Write out every entry precisely as given, leaving the pictures out.

:: Record set

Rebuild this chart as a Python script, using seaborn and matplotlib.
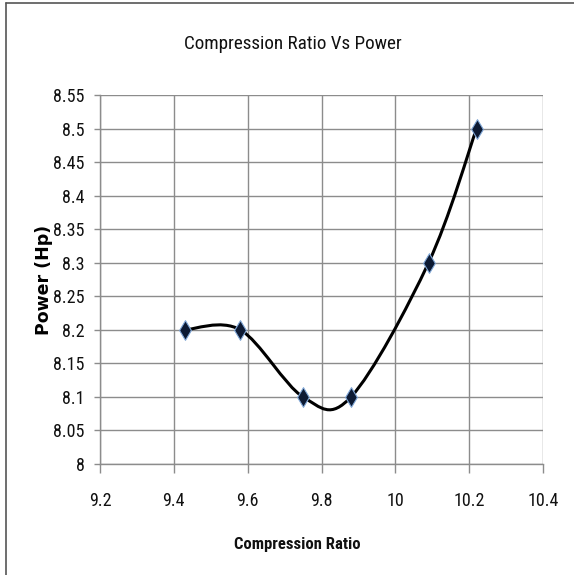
import numpy as np
import pandas as pd
import matplotlib
matplotlib.use("Agg")
import matplotlib.pyplot as plt
import seaborn as sns
from matplotlib.path import Path
from matplotlib.patches import PathPatch
from matplotlib.lines import Line2D
from matplotlib.ticker import FuncFormatter, MultipleLocator

compression_ratio = [9.43, 9.58, 9.75, 9.88, 10.09, 10.22]
power_hp = [8.2, 8.2, 8.1, 8.1, 8.3, 8.5]
title = "Compression Ratio Vs Power"
x_label = "Compression Ratio"
y_label = "Power (Hp)"

sns.set_theme(style="white")
plt.rcParams['font.family'] = ['Roboto Condensed', 'Roboto', 'DejaVu Sans']

df = pd.DataFrame({"x": compression_ratio, "y": power_hp})

W, H = 574, 575
fig = plt.figure(figsize=(W / 100, H / 100), dpi=100)
ax = fig.add_axes([100 / W, 1 - 464 / H, 443 / W, 369 / H])

# Excel-style smoothed line (cubic Bezier through the data points)
xs = np.array(compression_ratio)
ys = np.array(power_hp)
n = len(xs)
verts = [(xs[0], ys[0])]
codes = [Path.MOVETO]
for i in range(n - 1):
    xm, ym = (xs[i-1], ys[i-1]) if i > 0 else (xs[i], ys[i])
    xp, yp = (xs[i+2], ys[i+2]) if i + 2 < n else (xs[i+1], ys[i+1])
    c1 = (xs[i] + (xs[i+1] - xm) / 6, ys[i] + (ys[i+1] - ym) / 6)
    c2 = (xs[i+1] - (xp - xs[i]) / 6, ys[i+1] - (yp - ys[i]) / 6)
    verts += [c1, c2, (xs[i+1], ys[i+1])]
    codes += [Path.CURVE4] * 3
ax.add_patch(PathPatch(Path(verts, codes), facecolor="none", edgecolor="black",
                       lw=2.2, zorder=3, capstyle="round", joinstyle="round"))

sns.scatterplot(data=df, x="x", y="y", ax=ax, marker="d", s=100,
                color="#0d1a33", edgecolor="#7fa6d6", linewidth=0.8, zorder=4,
                legend=False)

ax.set_xlim(9.2, 10.4)
ax.set_ylim(8.0, 8.55)
ax.xaxis.set_major_locator(MultipleLocator(0.2))
ax.yaxis.set_major_locator(MultipleLocator(0.05))
fmt = FuncFormatter(lambda v, p: f"{v:.2f}".rstrip("0").rstrip("."))
ax.xaxis.set_major_formatter(fmt)
ax.yaxis.set_major_formatter(fmt)

ax.grid(True, color="#8c8c8c", lw=1.0)
ax.set_axisbelow(True)
for side in ["top", "right"]:
    ax.spines[side].set_visible(False)
for side in ["left", "bottom"]:
    ax.spines[side].set_color("#8c8c8c")
    ax.spines[side].set_linewidth(1.0)
ax.tick_params(axis="both", which="major", direction="out", width=1.0,
               color="#8c8c8c", labelsize=13, labelcolor="#111111",
               bottom=True, left=True)
ax.tick_params(axis="x", length=6.5, pad=14)
ax.tick_params(axis="y", length=4, pad=7)

ax.set_xlabel(x_label, fontsize=12, fontweight="bold", color="#111111")
ax.xaxis.set_label_coords((297 - 100) / 443, (464 - 545) / 369)
ax.xaxis.label.set_va("center")
ax.set_ylabel(y_label, fontsize=12.5, fontweight="bold", family=["DejaVu Sans"],
              color="#000000")
ax.yaxis.set_label_coords((44 - 100) / 443, (464 - 280) / 369)
ax.yaxis.label.set_va("center")

fig.text(292.5 / W, 1 - 44 / H, title, ha="center", va="center",
         fontsize=13.75, color="#111111")

# outer frame lines (left and top)
fig.add_artist(Line2D([6 / W, 6 / W], [0, 1 - 3 / H], color="#555555", lw=1.2,
                      transform=fig.transFigure))
fig.add_artist(Line2D([6 / W, 1], [1 - 3 / H, 1 - 3 / H], color="#555555", lw=1.2,
                      transform=fig.transFigure))

fig.savefig("out.png", dpi=100, facecolor="white")
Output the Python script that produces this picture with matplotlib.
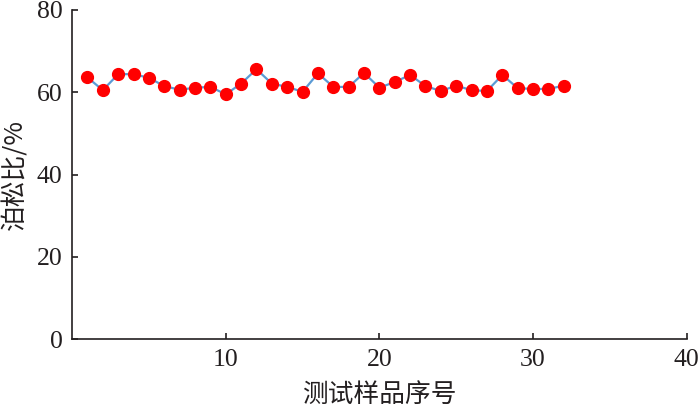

::::

§ **Exercise answer**:
Rebuild this chart as a Python script, using seaborn and matplotlib.
import numpy as np
import pandas as pd
import matplotlib
matplotlib.use("Agg")
import matplotlib.pyplot as plt
import seaborn as sns
from matplotlib.path import Path
from matplotlib.patches import PathPatch
from matplotlib.lines import Line2D
from matplotlib.ticker import FuncFormatter, MultipleLocator

compression_ratio = [9.43, 9.58, 9.75, 9.88, 10.09, 10.22]
power_hp = [8.2, 8.2, 8.1, 8.1, 8.3, 8.5]
title = "Compression Ratio Vs Power"
x_label = "Compression Ratio"
y_label = "Power (Hp)"

sns.set_theme(style="white")
plt.rcParams['font.family'] = ['Roboto Condensed', 'Roboto', 'DejaVu Sans']

df = pd.DataFrame({"x": compression_ratio, "y": power_hp})

W, H = 574, 575
fig = plt.figure(figsize=(W / 100, H / 100), dpi=100)
ax = fig.add_axes([100 / W, 1 - 464 / H, 443 / W, 369 / H])

# Excel-style smoothed line (cubic Bezier through the data points)
xs = np.array(compression_ratio)
ys = np.array(power_hp)
n = len(xs)
verts = [(xs[0], ys[0])]
codes = [Path.MOVETO]
for i in range(n - 1):
    xm, ym = (xs[i-1], ys[i-1]) if i > 0 else (xs[i], ys[i])
    xp, yp = (xs[i+2], ys[i+2]) if i + 2 < n else (xs[i+1], ys[i+1])
    c1 = (xs[i] + (xs[i+1] - xm) / 6, ys[i] + (ys[i+1] - ym) / 6)
    c2 = (xs[i+1] - (xp - xs[i]) / 6, ys[i+1] - (yp - ys[i]) / 6)
    verts += [c1, c2, (xs[i+1], ys[i+1])]
    codes += [Path.CURVE4] * 3
ax.add_patch(PathPatch(Path(verts, codes), facecolor="none", edgecolor="black",
                       lw=2.2, zorder=3, capstyle="round", joinstyle="round"))

sns.scatterplot(data=df, x="x", y="y", ax=ax, marker="d", s=100,
                color="#0d1a33", edgecolor="#7fa6d6", linewidth=0.8, zorder=4,
                legend=False)

ax.set_xlim(9.2, 10.4)
ax.set_ylim(8.0, 8.55)
ax.xaxis.set_major_locator(MultipleLocator(0.2))
ax.yaxis.set_major_locator(MultipleLocator(0.05))
fmt = FuncFormatter(lambda v, p: f"{v:.2f}".rstrip("0").rstrip("."))
ax.xaxis.set_major_formatter(fmt)
ax.yaxis.set_major_formatter(fmt)

ax.grid(True, color="#8c8c8c", lw=1.0)
ax.set_axisbelow(True)
for side in ["top", "right"]:
    ax.spines[side].set_visible(False)
for side in ["left", "bottom"]:
    ax.spines[side].set_color("#8c8c8c")
    ax.spines[side].set_linewidth(1.0)
ax.tick_params(axis="both", which="major", direction="out", width=1.0,
               color="#8c8c8c", labelsize=13, labelcolor="#111111",
               bottom=True, left=True)
ax.tick_params(axis="x", length=6.5, pad=14)
ax.tick_params(axis="y", length=4, pad=7)

ax.set_xlabel(x_label, fontsize=12, fontweight="bold", color="#111111")
ax.xaxis.set_label_coords((297 - 100) / 443, (464 - 545) / 369)
ax.xaxis.label.set_va("center")
ax.set_ylabel(y_label, fontsize=12.5, fontweight="bold", family=["DejaVu Sans"],
              color="#000000")
ax.yaxis.set_label_coords((44 - 100) / 443, (464 - 280) / 369)
ax.yaxis.label.set_va("center")

fig.text(292.5 / W, 1 - 44 / H, title, ha="center", va="center",
         fontsize=13.75, color="#111111")

# outer frame lines (left and top)
fig.add_artist(Line2D([6 / W, 6 / W], [0, 1 - 3 / H], color="#555555", lw=1.2,
                      transform=fig.transFigure))
fig.add_artist(Line2D([6 / W, 1], [1 - 3 / H, 1 - 3 / H], color="#555555", lw=1.2,
                      transform=fig.transFigure))

fig.savefig("out.png", dpi=100, facecolor="white")
Output the Python script that produces this picture with matplotlib.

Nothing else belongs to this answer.